Check out these three easy, last-minute recipes.

They’re quick to make and cannot fail.

The basics

  • 8 potatoes, cut into wedges

  • olive oil

  • salt and milled pepper

  • Toss potato wedges with oil and seasoning.

  • Roast in a preheated 200 C oven until golden - about 45 minutes

Serve with one of the following dips and toppings…

Green chilli and parmesan

  • 2 green chillies, very finely chopped

  • about ½ cup (125ml) grated parmesan

  • handful parsley, finely chopped

  • Mix all ingredients together and scatter over potatoes.

Garlic and herb mayo

  • handful each basil, parsley and coriander

  • 2 fat cloves garlic

  • 1/2 cup (125 ml) full cream yoghurt

  • ¼ cup (60 ml) mayonnaise

  • salt and milled pepper

  • Blitz herbs and garlic in a food processor.

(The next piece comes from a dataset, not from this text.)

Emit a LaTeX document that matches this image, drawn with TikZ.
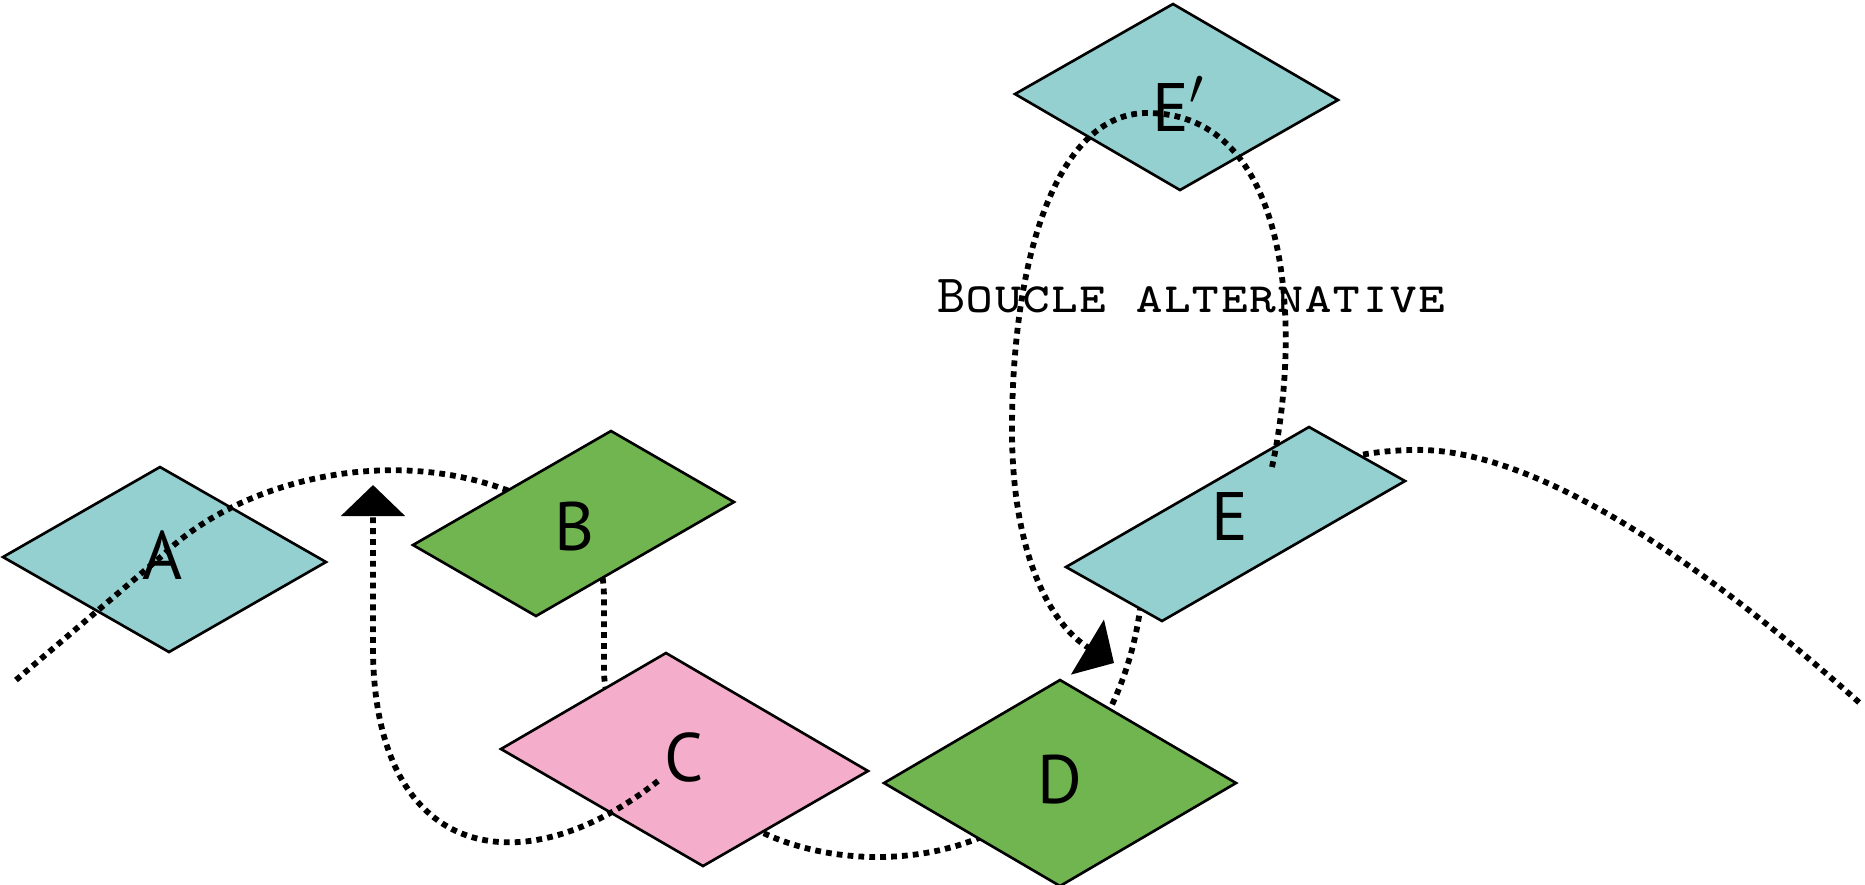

  • Add yoghurt and mayo and season to taste.

  • Blend and serve with potato wedges

Sundried tomato and olive dip

  • 240 g packet sundried tomatoes in vinaigrette

  • ½ cup (125 ml) Kalamata-style olives, depipped

  • juice of ½ lemon

  • 2 Tbsp (30 ml) olive oil

  • 1-2 Tbsp (15-30 ml) yoghurt

  • handful basil or parsley

  • salt and milled pepper

  • Drain vinaigrette off tomatoes and reserve for a salad at a later stage. Blitz all ingredients together and serve with potato wedges.